Of course we sought out the location of BBC’s Shetland main character Jimmy Perez’s house along the waterfront and just generally enjoyed this charming, quirky town. We wished we’d discovered the parkup option earlier in our Shetland visit. We’d have enjoyed more time in Lerwick inbetween our journeys to more remote places.
And then it was time to go. We boarded the Northlink ferry for the five-and-a-half hour journey to Orkney. Per Escape Velocity protocol, we had no plan, no foreknowledge of our destination, no idea where we’d park up when we arrived — and we would arrive at 11:30pm — and believe it or not we hadn’t driven the campervan in the dark yet.

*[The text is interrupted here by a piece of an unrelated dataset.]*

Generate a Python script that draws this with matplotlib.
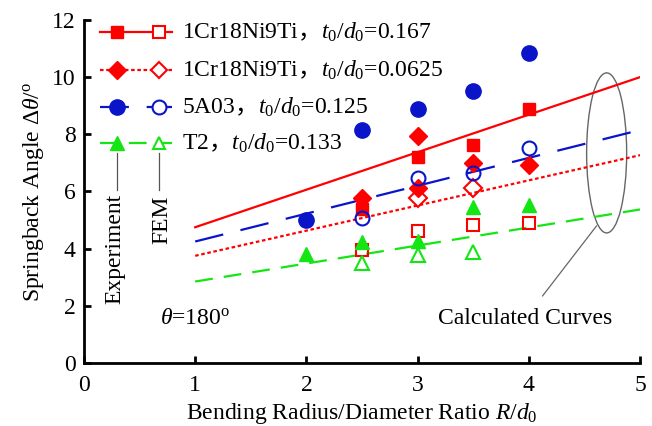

As soon as we got back online when the ferry docked we managed to navigate just a few miles to a harbor-front car park where we figured we could at least get some sleep and make better decisions in the morning. We parked, got the fridge turned back on, then took a long look out the front window. What a beautiful welcome to Orkney!
The morning coffee view was just as good, and even better when the Mrs. Chips food truck showed up offering egg and bacon sandwiches about 50 feet away. This is destined to be one of our favorite parkups in Orkney, one we’ll return to again and again.